Mad Max: Fury Road cast and crew had to endure extreme conditions while filming
A NUMBER of young starlets from Mad Max: Fury Road have opened up about the extreme conditions they faced while filming in the Namib Desert for six months.
CREATING a post-apocalyptic outback thriller was always going to be a tough ask but creator of action-blockbuster Mad Max: Fury Road, George Miller, went all out in order to achieve authenticity.
The film’s demanding shooting schedule meant the cast and crew were forced to spend close to half a year in the Namib desert, where temperatures could dip to near freezing at night.
Leading lady Charlize Theron was quick to adapt to the dry and desolate conditions, even managing to become one with the dirt and dust.
“When we started the movie, there were all these fancy machines being designed to get the dust on us,” she told Yahoo Movies.
“Finally, I was just like, I’m going to be here five minutes before we shoot, and I will be rolling in the dirt and then we will go.
“Getting the dust from the fancy box or just rolling in the dirt. There’s no difference.”
While Theron may have embraced the environment, a number of the action blockbuster’s young starlets struggled with their new surroundings.
Zoe Kravitz — the daughter of legendary rocker Lenny Kravitz — said the shooting conditions were nothing like she had ever experienced.
“Usually when you’re shooting a film you leave the studio and you go home at the end of the day,” the 26-year-old told NY Daily News.
“But this meant working and living in the Namib Desert for six months and seeing nobody but basically the same four other people and crew members, and being in the back seat of a car the whole time.
“On any other movie, you can shut it off at the end of the day — we didn’t have that option.”
The actress said now the shoot is over, she is glad she braved the tough conditions.
“I’m very thankful for the opportunity to do that because even though it was really hard and there were moments when I wanted to scream and go home, when it was over and I came home, I felt like I had been cleansed; I had been baptised by the Namibian sand,”she told Knoxnews.
Model-turned-actor Rosie Huntington-Whiteley, 28, held similar sentiments.
“We were filming in the desert every day for six months so you would turn up on set and you were battling the weather and the elements every day,” she told Esquire.
“It was either boiling hot, freezing cold or dust storms.
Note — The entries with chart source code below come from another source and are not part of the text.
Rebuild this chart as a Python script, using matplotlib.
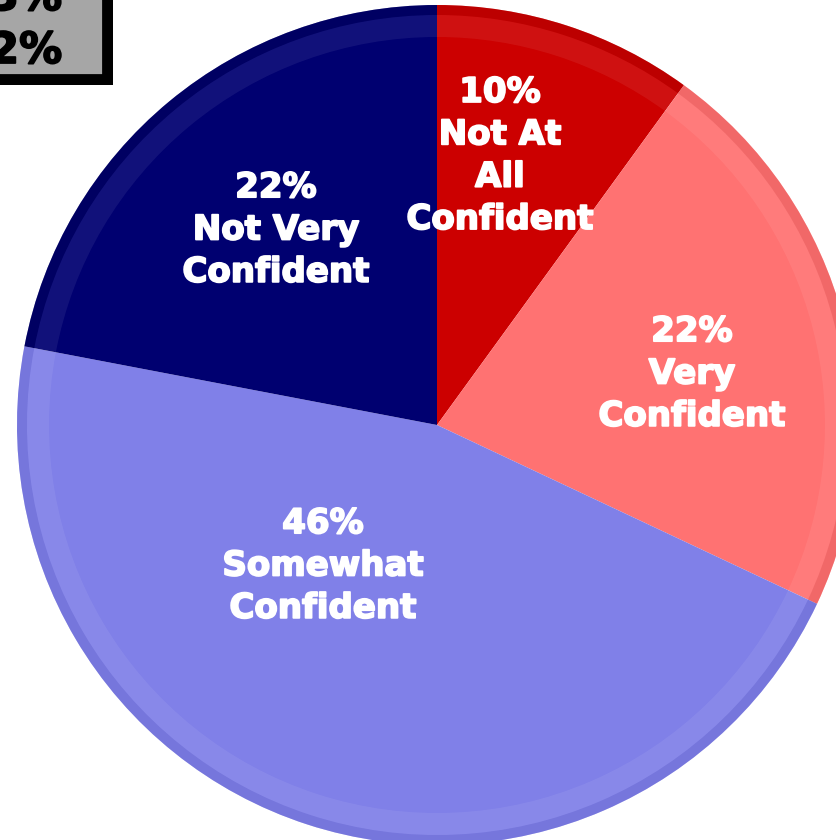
import matplotlib.pyplot as plt
import matplotlib.patheffects as pe
from matplotlib.patches import Rectangle, Wedge

# slice data, clockwise from 12 o'clock
labels = ["Not At\nAll\nConfident", "Very\nConfident", "Somewhat\nConfident", "Not Very\nConfident"]
shares = [10, 22, 46, 22]
colors = ["#cc0000", "#ff7272", "#8080e8", "#000070"]
rim_colors = ["#a00000", "#d85858", "#6464c8", "#00004a"]

# legend box fragment in the top-left corner (cut off by the frame)
box_lines = ["3%", "2%"]

# layout in pixel coords (origin bottom-left)
W, H = 837, 840
cx, cy, r = 437, 415, 420
label_pos = [(500, 684), (692, 466), (323, 274), (276, 610)]

fig = plt.figure(figsize=(W / 100, H / 100), dpi=100)
ax = fig.add_axes([0, 0, 1, 1])

wedges, _ = ax.pie(
    shares,
    colors=colors,
    startangle=90,
    counterclock=False,
    center=(cx, cy),
    radius=r,
    wedgeprops=dict(linewidth=0),
)

# soft bevel: slightly darker rim + faint highlight band inside it
for w, rc in zip(wedges, rim_colors):
    t1, t2 = w.theta1, w.theta2
    ax.add_patch(Wedge((cx, cy), r, t1, t2, width=10, facecolor=rc, alpha=0.35, lw=0))
    ax.add_patch(Wedge((cx, cy), r - 10, t1, t2, width=22, facecolor="white", alpha=0.07, lw=0))

bold = [pe.withStroke(linewidth=1.3, foreground="white")]
for (x, y), lab, s in zip(label_pos, labels, shares):
    ax.text(x, y, f"{s}%\n{lab}", ha="center", va="center", color="white",
            fontsize=24.5, fontweight="bold", linespacing=1.36, path_effects=bold)

# grey box with shadow, partly outside the frame
ax.add_patch(Rectangle((-40, 755), 153, 130, facecolor="black", lw=0, zorder=5))
ax.add_patch(Rectangle((-40, 765), 143, 130, facecolor="#a6a6a6", edgecolor="black", lw=2, zorder=6))
dark = [pe.withStroke(linewidth=1.3, foreground="black")]
ax.text(62, 830, box_lines[0], ha="right", va="baseline", fontsize=31,
        fontweight="bold", zorder=7, path_effects=dark)
ax.text(62, 777, box_lines[1], ha="right", va="baseline", fontsize=31,
        fontweight="bold", zorder=7, path_effects=dark)

ax.set_xlim(0, W)
ax.set_ylim(0, H)
ax.set_aspect("equal")
ax.axis("off")

fig.savefig("out.png", dpi=100, facecolor="white")
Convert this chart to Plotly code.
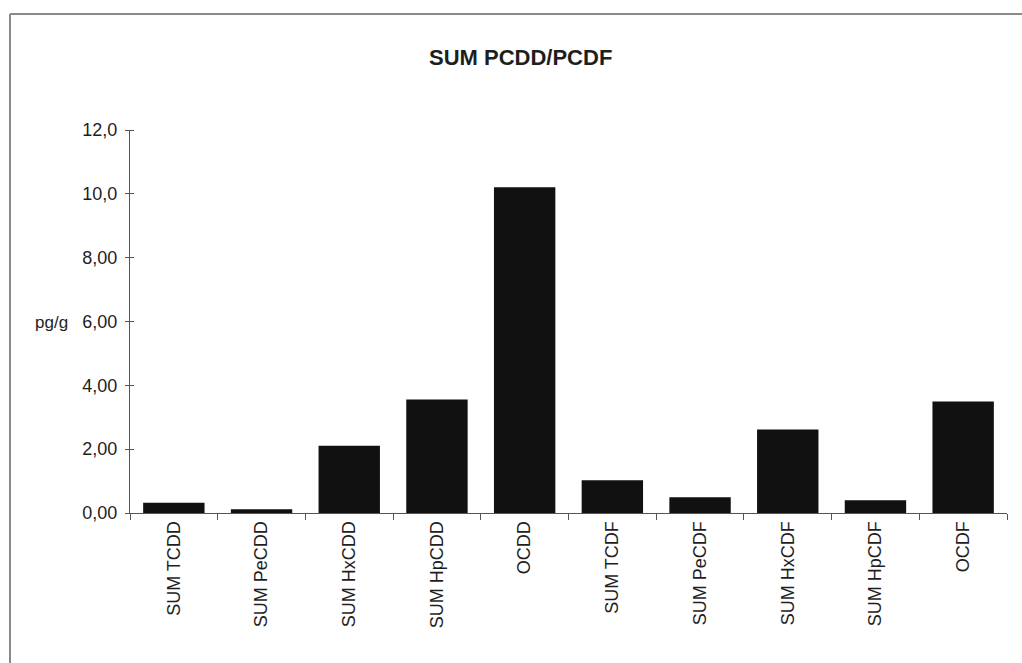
import plotly.graph_objects as go

categories = ["SUM TCDD", "SUM PeCDD", "SUM HxCDD", "SUM HpCDD", "OCDD",
              "SUM TCDF", "SUM PeCDF", "SUM HxCDF", "SUM HpCDF", "OCDF"]
values = [0.32, 0.12, 2.11, 3.56, 10.21, 1.03, 0.49, 2.62, 0.40, 3.49]
y_tickvals = [0, 2, 4, 6, 8, 10, 12]
y_ticktext = ["0,00", "2,00", "4,00", "6,00", "8,00", "10,0", "12,0"]

FONT = "Liberation Sans, Arial, sans-serif"
TXT = "#1e1e1e"
AX = "#555555"

W, H = 1022, 663
L, T = 130, 130
PW, PH = 877, 383
R, B = W - L - PW, H - T - PH


def px(xr):
    return (xr - L) / PW


def py(yr):
    return (T + PH - yr) / PH


fig = go.Figure()
fig.add_trace(go.Bar(x=categories, y=values, marker=dict(color="#111111", line=dict(width=0)),
                     showlegend=False))
# invisible trace for the axis-line-only y axis
fig.add_trace(go.Scatter(x=[categories[0]], y=[0], yaxis="y2", mode="markers",
                         marker=dict(opacity=0), showlegend=False, hoverinfo="skip"))

fig.update_layout(
    width=W, height=H,
    margin=dict(l=L, r=R, t=T, b=B),
    paper_bgcolor="white", plot_bgcolor="white",
    font=dict(family=FONT, color=TXT, size=18),
    bargap=0.3,
    xaxis=dict(range=[-0.5, 9.5], showline=True, linecolor=AX, linewidth=1,
               ticks="outside", ticklen=6, tickcolor=AX, tickson="boundaries",
               tickangle=-90, showgrid=False, zeroline=False,
               tickfont=dict(size=18, family=FONT, color=TXT)),
    # tick axis shifted slightly right so its ticks cross the axis line
    yaxis=dict(range=[0, 12], tickvals=y_tickvals, ticktext=y_ticktext,
               anchor="free", position=4 / PW,
               showline=False, ticks="outside", ticklen=9,
               tickcolor=AX, showgrid=False, zeroline=False, ticklabelstandoff=4,
               tickfont=dict(size=18, family=FONT, color=TXT)),
    yaxis2=dict(range=[0, 12], overlaying="y", side="left", anchor="x",
                showticklabels=False, ticks="", showline=True, linecolor=AX, linewidth=1,
                showgrid=False, zeroline=False),
    annotations=[
        dict(text="<b>SUM PCDD/PCDF</b>", xref="paper", yref="paper",
             x=px(520), y=py(57), xanchor="center", yanchor="middle",
             showarrow=False, font=dict(size=22, family=FONT, color=TXT)),
        dict(text="pg/g", xref="paper", yref="paper",
             x=px(70), y=py(322), xanchor="right", yanchor="middle",
             showarrow=False, font=dict(size=17, family=FONT, color=TXT)),
    ],
    shapes=[
        dict(type="line", xref="paper", yref="paper",
             x0=px(10), y0=py(14), x1=px(10), y1=py(680),
             line=dict(color="#8a8a8a", width=2)),
        dict(type="line", xref="paper", yref="paper",
             x0=px(10), y0=py(14), x1=px(1040), y1=py(14),
             line=dict(color="#8a8a8a", width=2)),
    ],
)

fig.write_html(
    "out.html",
    config={"displayModeBar": False},
    post_script="document.body.style.margin='0';document.body.style.overflow='hidden';",
)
“The sets really were these cars; so much of our day was spent sitting in these big rigs, in these big uncomfortable rigs, stuffed in all together.
“It was incredibly physically and mentally gruelling and a lot of hard work. It was a tough shoot for sure.”
Co-stars Abbey Lee, 27, and Riley Keough, 25, said they also felt the pinch.
“We had been there for three months, we hadn’t left the desert, everyone was going mad,” Lee told NY Daily News.
“They gave us a week off because we desperately needed it.
“Me and Riley went to London because it’s a direct 10-hour flight and there’s no time difference.
”We just lapped up the hotel life, we drank good coffee, ate good sushi and drank at pubs to do the normal stuff that we had been missing for so long.”
Keough, who is the eldest grandchild of Elvis and Priscilla Presley, added that she crammed 200 chocolate bars in her suitcase before heading back for another three month stint in Namibia
But all their hard work looks to be worth it with early indications the film is a beauty and definitely one to throw a positive spotlight on Aussie cinema. Read the latest Mad Max: Fury Road review here.
The film, directed, produced, and co-written by George Miller, is the fourth in the franchise and comes 30 years after the first which starred Mel Gibson.
When Miller made the decision to recreate his dystopian world, he opted to do it in the most authentic way possible.
“It’s not a fantasy film. It doesn’t have dragons and spaceships. It’s a film very rooted to Earth,” he told Wired.
“We couldn’t make it artificial, we decided to go old-school.”
This old-school approach meant ditching the green screen and capturing the footage in-camera while battling in the elements of the Namib Desert.
“It’s real people, real vehicles and real desert,” he told CBC News.
“I don’t think there was another way we could do it.
“It would have been nice to do it all green screen, but I don’t think it would have been believable.”
Mad Max: Fury Road is out in cinemas tomorrow.